Forget lower subsidies, the wind industry has a much bigger problem brewing
It's now officially recognised that having a wind farm sited near your house does affect the price of your property. That could pose big problems for the wind industry.
On the face of it, this has been a pretty good week for the wind industry. After a worrying month or so, in which George Osborne seemed to be listening to his party's MPs, they appear to have got away with a mere 10% reduction in the large subsidies they get paid to produce (and sometimes not to produce) wind energy.
But if I were in the business, a piece of news that has received rather less attention might be making me feel just a tiny bit tense. The Valuation Office Agency (VOA) - which sets property valuations for the purposes of council tax - appears to have accepted that having wind turbines near your house can (and does) reduce the value of houses.
Until now, all suggestions that this is the case have been firmly rejected by the industry. But this week the Sunday Times reported the case of a couple living 650 yards from a large windfarm near Braunton in Devon. They aren't trying to sell their house, but nonetheless, local estate agents value their house at £100,000 less than they did before the windfarm as was built, a result of the persistent noise and flickering (when the sun is behind the blades).
The result? The VOA has moved them from band F to band E. That saves them £400 a year. This makes sense.
We've written here often about land taxes and how land with the most value should be taxed more than other land. Council tax is the closest thing we have in the UK to a land tax, and it seems right to me at least that a negative land tax should be applied to property blighted by noise loud enough to be considered a statutory nuisance by the VOA.
But if you were the owners of such a property would that be enough? I suspect not. So what would you do about it?
My guess is that, now you had definitive legal proof that your finances had been materially affected by the windfarm, you would sue the windfarm developer. That's exactly what Jane Davis from Lincolnshire did in 2008. After having her request for a council tax cut approved she went on to sue the windfarm owners (including EDF) in the High Court. The case ended last year in a settlement that included a very tight confidentiality agreement (although according to the Sunday Times, the windfarm owners bought the house from Davis).
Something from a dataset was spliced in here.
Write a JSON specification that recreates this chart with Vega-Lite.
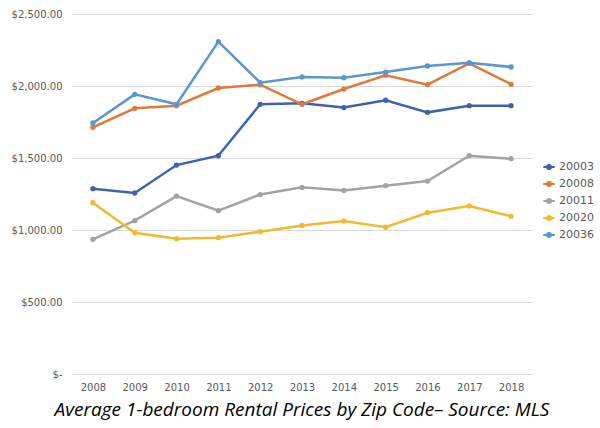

So how big a problem is this for the windfarms? So far, at least five homeowners have had their properties re-banded as a result of windfarms. But the real number is probably much, much higher only those applications that go to appeal are made public. "We do not record the number of occasions where a band challenge is made by a taxpayer due to the proximity of a wind turbine/farm", says the VOA.
I don't suppose this will stop the blanket of turbines moving across the country, but if all the homeowners suffering losses as a result of them sue, it is going to make the windfarm owners even more grateful than they already are to the Lib Dems and their efforts to keep subsidies high. It might even make them think twice about siting huge turbines within shadow distance of people's bedrooms.